The Volvo 700 and 900 series are two ranges of mid-size luxury cars manufactured by Swedish company Volvo in the 1980s and the1990s. These models were styled to appeal to the American buyer and to allow the company to expand into the United States. The 700 series was launched in 1982, followed in 1990 by the 900 series. The 760 was Volvo's desire to make a name for itself in the prestige market. This came after they were able to build a reputation for solid and safe cars. The 760 also spawned a less equipped version known as the 740, which was introduced for the 1985 model year.
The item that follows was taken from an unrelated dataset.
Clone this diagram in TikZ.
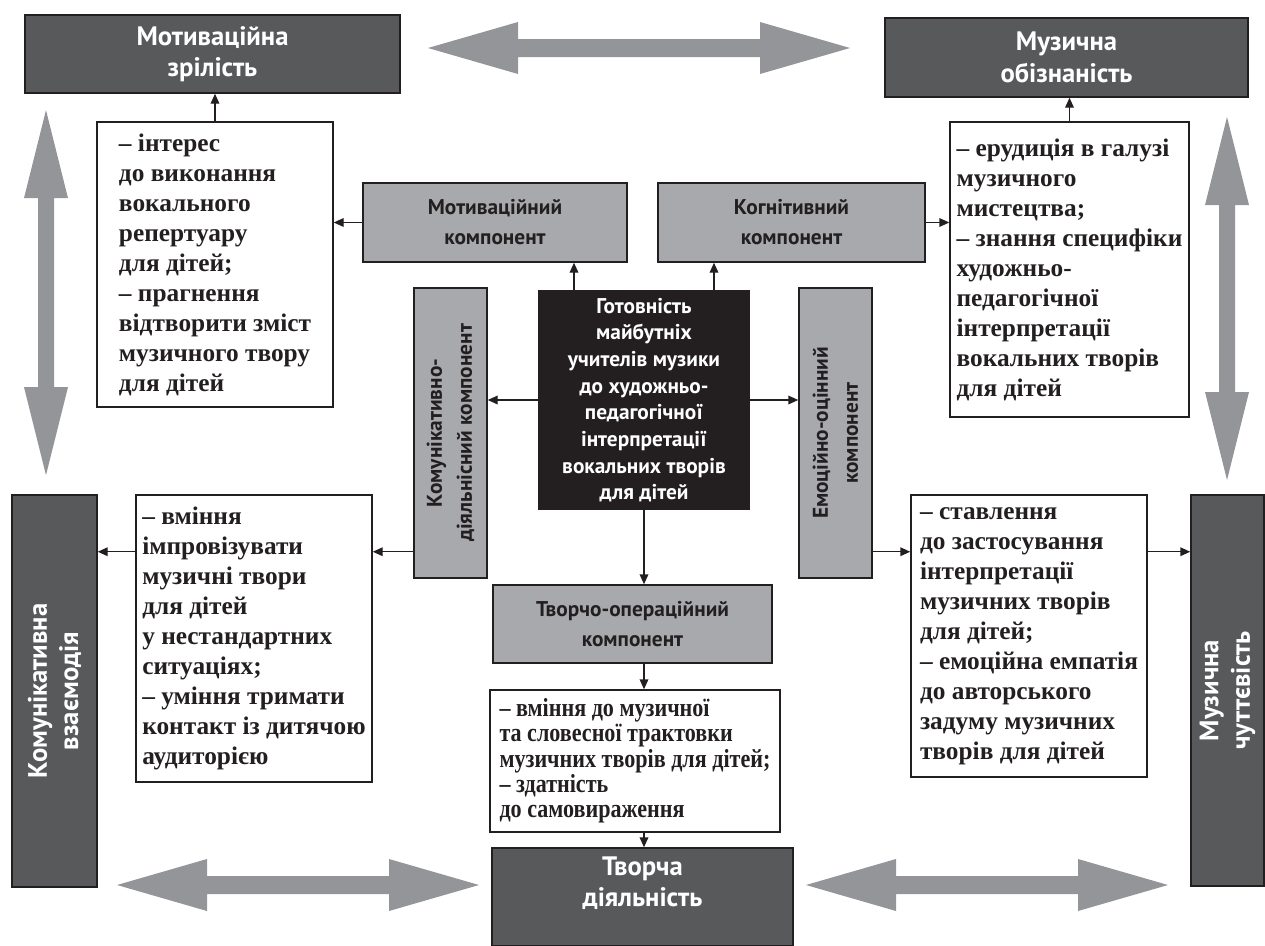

The 740 was introduced in the United States in 1985 as a simply equipped version of the Volvo 760. The 740 model was meant to be a mid-size car with more style, performance, and luxury than the 200 series. Later, the 760 was discontinued after the 1990 model year and was replaced by the Volvo 960. The 960 was an updated model on the 760 chassis. All of the 760s were manufactured in Kalmar, Sweden where production came to an end on June 27, 1990. For the 1988 model year, the 760 received some enhancements. On the exterior, the most recognizable of the 2,000 changes were the revised front end, including a new aluminum hood, recessed windscreen wipers and new aerodynamic headlights. On the interior, all 760s were given a new electronic climate control system, a revised dashboard, three-position tilt steering wheel and a new stereo system. On the underside of the car, the sedans received the same multi-link independent rear suspension that was used on the 780. Further, the Volvo 760 was also used as a police car in several countries. Not to mention, East German dictator Erich Honecker also often used this Volvo Model in his governmental car pool.